* Stated task
No images are to be carried over; print all other material exactly as it stands.

* Information shown
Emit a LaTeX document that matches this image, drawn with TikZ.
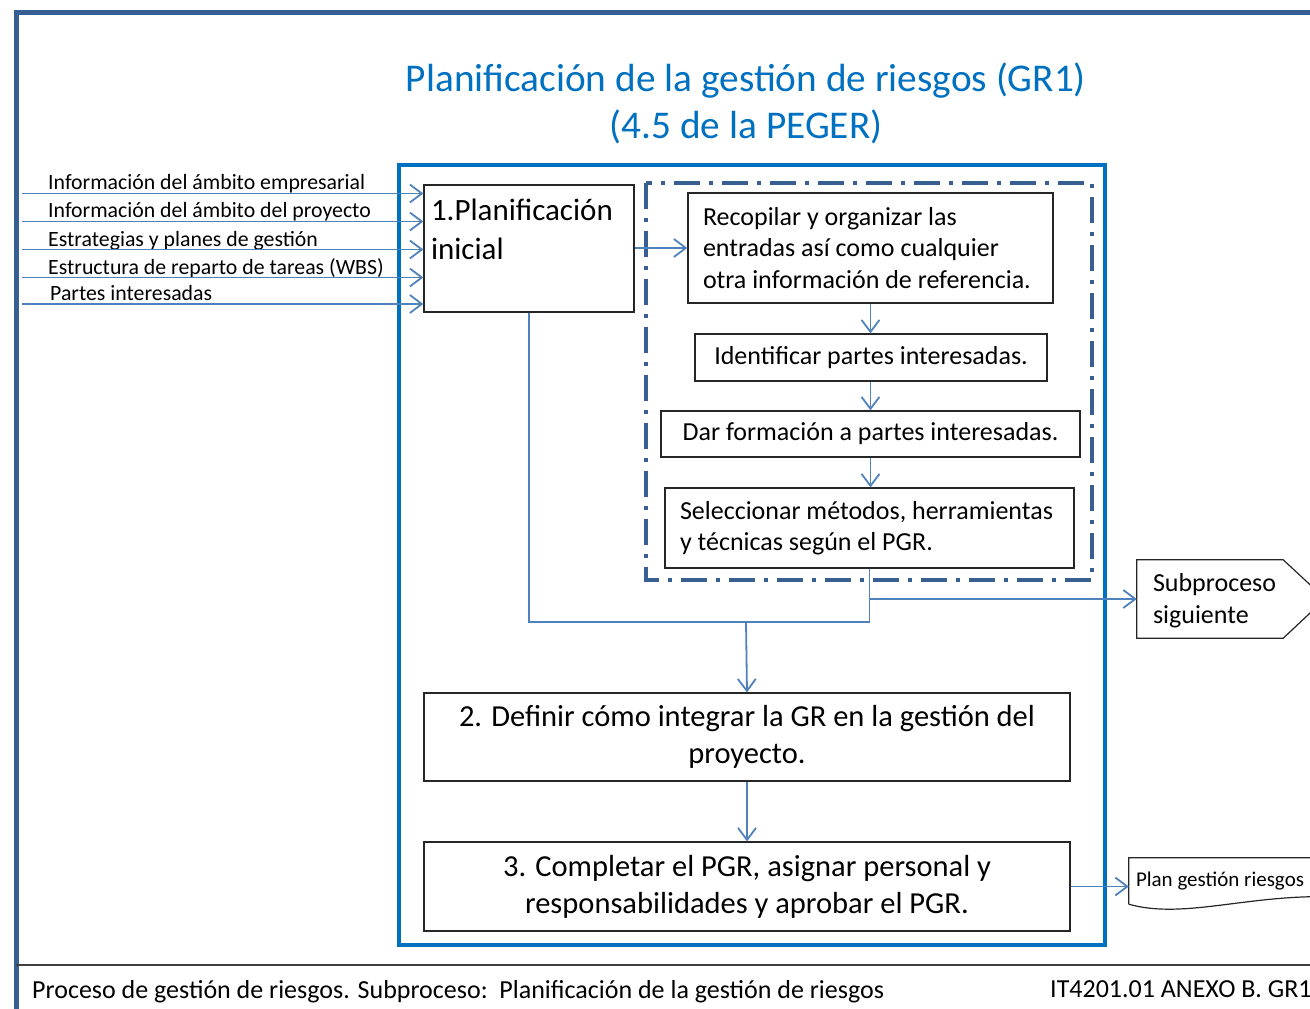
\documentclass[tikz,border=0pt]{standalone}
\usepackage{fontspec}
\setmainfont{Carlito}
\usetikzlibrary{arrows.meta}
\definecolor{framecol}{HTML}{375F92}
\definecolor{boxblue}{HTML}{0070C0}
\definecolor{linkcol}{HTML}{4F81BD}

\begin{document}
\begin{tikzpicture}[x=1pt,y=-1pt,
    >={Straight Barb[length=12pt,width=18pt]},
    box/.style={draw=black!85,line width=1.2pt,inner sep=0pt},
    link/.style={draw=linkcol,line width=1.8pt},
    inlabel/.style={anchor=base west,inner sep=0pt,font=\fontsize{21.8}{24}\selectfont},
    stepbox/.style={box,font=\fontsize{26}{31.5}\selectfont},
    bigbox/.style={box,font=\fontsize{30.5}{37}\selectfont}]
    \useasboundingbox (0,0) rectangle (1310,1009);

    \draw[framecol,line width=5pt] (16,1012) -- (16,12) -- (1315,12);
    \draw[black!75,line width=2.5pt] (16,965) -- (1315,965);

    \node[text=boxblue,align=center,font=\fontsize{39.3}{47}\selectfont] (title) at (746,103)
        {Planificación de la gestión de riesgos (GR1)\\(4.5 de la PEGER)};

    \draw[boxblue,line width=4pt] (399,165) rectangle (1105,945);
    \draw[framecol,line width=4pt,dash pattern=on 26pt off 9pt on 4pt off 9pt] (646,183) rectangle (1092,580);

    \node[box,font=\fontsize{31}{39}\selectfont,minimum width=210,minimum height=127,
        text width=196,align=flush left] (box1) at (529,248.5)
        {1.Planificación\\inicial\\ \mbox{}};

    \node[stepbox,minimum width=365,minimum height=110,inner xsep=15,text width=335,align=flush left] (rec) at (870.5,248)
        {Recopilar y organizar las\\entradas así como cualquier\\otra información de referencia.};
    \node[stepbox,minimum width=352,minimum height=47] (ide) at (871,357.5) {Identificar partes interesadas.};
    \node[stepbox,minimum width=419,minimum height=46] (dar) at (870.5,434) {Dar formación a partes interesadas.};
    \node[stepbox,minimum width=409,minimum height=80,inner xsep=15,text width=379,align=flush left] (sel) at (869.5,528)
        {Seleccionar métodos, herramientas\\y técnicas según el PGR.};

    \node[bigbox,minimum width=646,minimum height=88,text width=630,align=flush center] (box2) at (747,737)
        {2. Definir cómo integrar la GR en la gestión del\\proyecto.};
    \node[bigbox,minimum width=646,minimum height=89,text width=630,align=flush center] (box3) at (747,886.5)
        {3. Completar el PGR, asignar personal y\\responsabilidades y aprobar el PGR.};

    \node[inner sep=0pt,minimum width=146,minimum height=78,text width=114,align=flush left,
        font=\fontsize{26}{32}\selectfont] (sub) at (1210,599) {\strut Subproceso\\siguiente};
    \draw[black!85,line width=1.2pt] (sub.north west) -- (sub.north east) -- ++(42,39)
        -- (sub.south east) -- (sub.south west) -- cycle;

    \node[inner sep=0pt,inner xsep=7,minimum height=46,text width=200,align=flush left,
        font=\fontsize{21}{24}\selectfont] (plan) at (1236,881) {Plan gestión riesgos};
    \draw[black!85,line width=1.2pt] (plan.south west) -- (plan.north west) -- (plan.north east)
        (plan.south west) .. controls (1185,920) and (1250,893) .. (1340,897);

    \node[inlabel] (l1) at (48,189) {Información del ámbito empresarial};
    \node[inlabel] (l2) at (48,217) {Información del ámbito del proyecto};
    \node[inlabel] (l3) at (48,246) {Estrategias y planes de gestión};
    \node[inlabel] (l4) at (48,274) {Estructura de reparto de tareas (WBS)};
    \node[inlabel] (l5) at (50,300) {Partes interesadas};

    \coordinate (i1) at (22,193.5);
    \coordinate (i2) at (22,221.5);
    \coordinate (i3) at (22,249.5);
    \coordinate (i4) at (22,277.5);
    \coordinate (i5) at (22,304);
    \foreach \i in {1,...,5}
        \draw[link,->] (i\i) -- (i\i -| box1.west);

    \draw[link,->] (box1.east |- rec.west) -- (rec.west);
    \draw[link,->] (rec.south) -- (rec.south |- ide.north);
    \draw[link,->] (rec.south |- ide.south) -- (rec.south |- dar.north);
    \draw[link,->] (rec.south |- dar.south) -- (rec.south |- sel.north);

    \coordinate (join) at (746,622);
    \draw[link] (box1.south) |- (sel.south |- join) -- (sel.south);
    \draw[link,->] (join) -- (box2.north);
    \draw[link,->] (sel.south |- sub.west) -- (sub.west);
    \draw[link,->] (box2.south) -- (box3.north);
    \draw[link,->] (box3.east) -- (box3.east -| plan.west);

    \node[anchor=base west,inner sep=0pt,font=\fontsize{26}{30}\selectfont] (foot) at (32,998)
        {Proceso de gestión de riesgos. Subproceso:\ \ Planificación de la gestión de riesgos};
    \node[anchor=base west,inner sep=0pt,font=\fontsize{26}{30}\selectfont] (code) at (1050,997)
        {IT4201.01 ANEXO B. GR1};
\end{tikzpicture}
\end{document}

* Solved problem
Emit a LaTeX document that matches this image, drawn with TikZ.
\documentclass[tikz,border=0pt]{standalone}
\usepackage{fontspec}
\setmainfont{Carlito}
\usetikzlibrary{arrows.meta}
\definecolor{framecol}{HTML}{375F92}
\definecolor{boxblue}{HTML}{0070C0}
\definecolor{linkcol}{HTML}{4F81BD}

\begin{document}
\begin{tikzpicture}[x=1pt,y=-1pt,
    >={Straight Barb[length=12pt,width=18pt]},
    box/.style={draw=black!85,line width=1.2pt,inner sep=0pt},
    link/.style={draw=linkcol,line width=1.8pt},
    inlabel/.style={anchor=base west,inner sep=0pt,font=\fontsize{21.8}{24}\selectfont},
    stepbox/.style={box,font=\fontsize{26}{31.5}\selectfont},
    bigbox/.style={box,font=\fontsize{30.5}{37}\selectfont}]
    \useasboundingbox (0,0) rectangle (1310,1009);

    \draw[framecol,line width=5pt] (16,1012) -- (16,12) -- (1315,12);
    \draw[black!75,line width=2.5pt] (16,965) -- (1315,965);

    \node[text=boxblue,align=center,font=\fontsize{39.3}{47}\selectfont] (title) at (746,103)
        {Planificación de la gestión de riesgos (GR1)\\(4.5 de la PEGER)};

    \draw[boxblue,line width=4pt] (399,165) rectangle (1105,945);
    \draw[framecol,line width=4pt,dash pattern=on 26pt off 9pt on 4pt off 9pt] (646,183) rectangle (1092,580);

    \node[box,font=\fontsize{31}{39}\selectfont,minimum width=210,minimum height=127,
        text width=196,align=flush left] (box1) at (529,248.5)
        {1.Planificación\\inicial\\ \mbox{}};

    \node[stepbox,minimum width=365,minimum height=110,inner xsep=15,text width=335,align=flush left] (rec) at (870.5,248)
        {Recopilar y organizar las\\entradas así como cualquier\\otra información de referencia.};
    \node[stepbox,minimum width=352,minimum height=47] (ide) at (871,357.5) {Identificar partes interesadas.};
    \node[stepbox,minimum width=419,minimum height=46] (dar) at (870.5,434) {Dar formación a partes interesadas.};
    \node[stepbox,minimum width=409,minimum height=80,inner xsep=15,text width=379,align=flush left] (sel) at (869.5,528)
        {Seleccionar métodos, herramientas\\y técnicas según el PGR.};

    \node[bigbox,minimum width=646,minimum height=88,text width=630,align=flush center] (box2) at (747,737)
        {2. Definir cómo integrar la GR en la gestión del\\proyecto.};
    \node[bigbox,minimum width=646,minimum height=89,text width=630,align=flush center] (box3) at (747,886.5)
        {3. Completar el PGR, asignar personal y\\responsabilidades y aprobar el PGR.};

    \node[inner sep=0pt,minimum width=146,minimum height=78,text width=114,align=flush left,
        font=\fontsize{26}{32}\selectfont] (sub) at (1210,599) {\strut Subproceso\\siguiente};
    \draw[black!85,line width=1.2pt] (sub.north west) -- (sub.north east) -- ++(42,39)
        -- (sub.south east) -- (sub.south west) -- cycle;

    \node[inner sep=0pt,inner xsep=7,minimum height=46,text width=200,align=flush left,
        font=\fontsize{21}{24}\selectfont] (plan) at (1236,881) {Plan gestión riesgos};
    \draw[black!85,line width=1.2pt] (plan.south west) -- (plan.north west) -- (plan.north east)
        (plan.south west) .. controls (1185,920) and (1250,893) .. (1340,897);

    \node[inlabel] (l1) at (48,189) {Información del ámbito empresarial};
    \node[inlabel] (l2) at (48,217) {Información del ámbito del proyecto};
    \node[inlabel] (l3) at (48,246) {Estrategias y planes de gestión};
    \node[inlabel] (l4) at (48,274) {Estructura de reparto de tareas (WBS)};
    \node[inlabel] (l5) at (50,300) {Partes interesadas};

    \coordinate (i1) at (22,193.5);
    \coordinate (i2) at (22,221.5);
    \coordinate (i3) at (22,249.5);
    \coordinate (i4) at (22,277.5);
    \coordinate (i5) at (22,304);
    \foreach \i in {1,...,5}
        \draw[link,->] (i\i) -- (i\i -| box1.west);

    \draw[link,->] (box1.east |- rec.west) -- (rec.west);
    \draw[link,->] (rec.south) -- (rec.south |- ide.north);
    \draw[link,->] (rec.south |- ide.south) -- (rec.south |- dar.north);
    \draw[link,->] (rec.south |- dar.south) -- (rec.south |- sel.north);

    \coordinate (join) at (746,622);
    \draw[link] (box1.south) |- (sel.south |- join) -- (sel.south);
    \draw[link,->] (join) -- (box2.north);
    \draw[link,->] (sel.south |- sub.west) -- (sub.west);
    \draw[link,->] (box2.south) -- (box3.north);
    \draw[link,->] (box3.east) -- (box3.east -| plan.west);

    \node[anchor=base west,inner sep=0pt,font=\fontsize{26}{30}\selectfont] (foot) at (32,998)
        {Proceso de gestión de riesgos. Subproceso:\ \ Planificación de la gestión de riesgos};
    \node[anchor=base west,inner sep=0pt,font=\fontsize{26}{30}\selectfont] (code) at (1050,997)
        {IT4201.01 ANEXO B. GR1};
\end{tikzpicture}
\end{document}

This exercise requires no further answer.